Lammas

The direct rays of the mid summer sun mature and mellow as its declination sinks. The earth and atmosphere have warmed enough to maintain the golden glow that is the perfect temperature for ripening. In the transformative warmth, green turns to gold, fruit sweeten and the time of harvest begins.

The dark reaper, whose power is growing by the day, now undertakes her first task. Sickles are sharpened and the sacrifice is made; death comes to the proudly golden corn king, who has been fed by the Sun and Earth, so that we may be fed in our turn.
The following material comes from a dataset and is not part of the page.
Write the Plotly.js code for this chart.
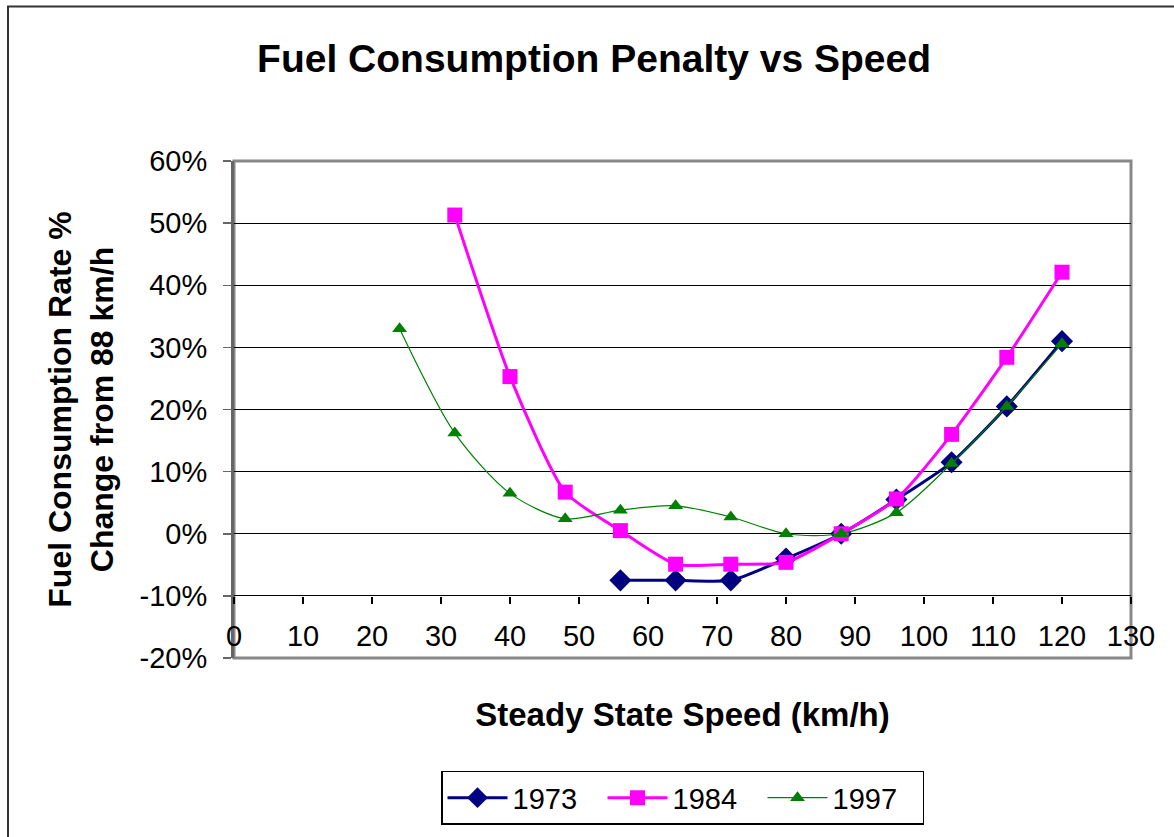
<!DOCTYPE html>
<html>
<head>
<meta charset="utf-8">
<script src="https://cdn.plot.ly/plotly-3.0.1.min.js"></script>
<style>
html,body{margin:0;padding:0;background:#fff;}
#chart{width:1174px;height:837px;}
</style>
</head>
<body>
<div id="chart"></div>
<script>
// Data
var speed1973 = [56, 64, 72, 80, 88, 96, 104, 112, 120];
var pen1973   = [-0.075, -0.075, -0.075, -0.040, 0.000, 0.055, 0.115, 0.205, 0.310];

var speed1984 = [32, 40, 48, 56, 64, 72, 80, 88, 96, 104, 112, 120];
var pen1984   = [0.513, 0.253, 0.067, 0.005, -0.049, -0.049, -0.046, 0.000, 0.056, 0.160, 0.284, 0.421];

var speed1997 = [24, 32, 40, 48, 56, 64, 72, 80, 88, 96, 104, 112, 120];
var pen1997   = [0.330, 0.162, 0.065, 0.024, 0.038, 0.045, 0.027, 0.000, 0.000, 0.034, 0.113, 0.205, 0.306];

var seriesNames = ['1973', '1984', '1997'];
var yTickVals = [-0.2, -0.1, 0, 0.1, 0.2, 0.3, 0.4, 0.5, 0.6];
var yTickText = ['-20%', '-10%', '0%', '10%', '20%', '30%', '40%', '50%', '60%'];
var xTickVals = [0, 10, 20, 30, 40, 50, 60, 70, 80, 90, 100, 110, 120, 130];

var FONT = 'Liberation Sans, Arial, sans-serif';

var traces = [
  {x: speed1973, y: pen1973, name: seriesNames[0], type: 'scatter', mode: 'lines+markers',
   line: {color: '#000080', width: 3, shape: 'spline', smoothing: 0.6},
   marker: {symbol: 'diamond', size: 17, color: '#000080'}},
  {x: speed1984, y: pen1984, name: seriesNames[1], type: 'scatter', mode: 'lines+markers',
   line: {color: '#FF00FF', width: 3, shape: 'spline', smoothing: 0.6},
   marker: {symbol: 'square', size: 15, color: '#FF00FF'}},
  {x: speed1997, y: pen1997, name: seriesNames[2], type: 'scatter', mode: 'lines+markers',
   line: {color: '#008000', width: 1.2, shape: 'spline', smoothing: 0.8},
   marker: {symbol: 'triangle-up', size: 13, color: '#008000'}}
];

var W = 1174, H = 837;
var L = 234, R = 43, T = 161, B = 174;
var pw = W - L - R, ph = H - T - B;

var layout = {
  width: W, height: H,
  margin: {l: L, r: R, t: T, b: B},
  paper_bgcolor: '#fff', plot_bgcolor: '#fff',
  font: {family: FONT, color: '#000', size: 29},
  showlegend: true,
  title: {text: '<b>Fuel Consumption Penalty vs Speed</b>', font: {family: FONT, size: 39, color: '#000'},
          xref: 'container', x: 0.506, xanchor: 'center', yref: 'container', y: 1 - 58 / H, yanchor: 'middle'},
  xaxis: {
    range: [0, 130], tickvals: xTickVals, ticktext: xTickVals.map(String),
    anchor: 'free', position: 0.125,
    showgrid: false, zeroline: false, showline: false,
    ticks: 'outside', ticklen: 7, tickcolor: '#000', tickwidth: 1.5,
    tickfont: {family: FONT, size: 29, color: '#000'},
    ticklabelstandoff: 7,
    title: {text: '<b>Steady State Speed (km/h)</b>', font: {family: FONT, size: 33, color: '#000'}, standoff: 52},
    fixedrange: true
  },
  yaxis: {
    range: [-0.2, 0.6], tickvals: yTickVals, ticktext: yTickText,
    showgrid: true, gridcolor: '#000', gridwidth: 1,
    zeroline: false,
    showline: true, linecolor: '#666', linewidth: 3,
    ticks: 'outside', ticklen: 8, tickcolor: '#666', tickwidth: 1.5,
    tickfont: {family: FONT, size: 29, color: '#000'},
    ticklabelstandoff: 10,
    title: {text: '<b>Fuel Consumption Rate %<br>Change from 88 km/h</b>', font: {family: FONT, size: 32, color: '#000'}, standoff: 17},
    fixedrange: true
  },
  legend: {
    orientation: 'h', x: 0.5, xanchor: 'center', y: (T + ph - 777) / ph, yanchor: 'top',
    bordercolor: '#000', borderwidth: 1.5, bgcolor: '#fff',
    font: {family: FONT, size: 29, color: '#000'},
    itemwidth: 60, entrywidth: 85, traceorder: 'normal'
  },
  shapes: [
    // plot area frame (top, right, bottom)
    {type: 'rect', xref: 'paper', yref: 'paper', x0: 0, x1: 1, y0: 0, y1: 1,
     line: {color: '#888', width: 3}, layer: 'below'},
    // outer chart frame
    {type: 'rect', xref: 'paper', yref: 'paper', x0: (8 - L) / pw, x1: (W + 20 - L) / pw,
     y0: -1, y1: (T + ph - 5) / ph, line: {color: '#333', width: 2}, fillcolor: 'rgba(0,0,0,0)'}
  ]
};

Plotly.newPlot('chart', traces, layout, {displayModeBar: false, staticPlot: true});
</script>
</body>
</html>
Such a task was surrounded in olden days by ritual and ceremony; the king’s rebirth the following spring was dependent on their efficacy.  Potent, manly strength would be in demand during the weeks to come when the harvest had not only to be reaped but also stacked and stored safely for winter use and so it was that tests of strength and skill were held in honour of Lugh of the Shining Spear, the Celtic god of light who gave his name to this festival’s alternative title of Lughnasadh. If arm-wrestling is not to your taste, then weave a corn dolly from stalks of corn and keep it to carry the life spirit through the winter or make a special loaf of bread, to be enjoyed in a Lammas or loaf mass feast. Hopefully you will be able to enjoy it whilst basking in a warm glow of satisfaction at the reaping of your bountiful harvest.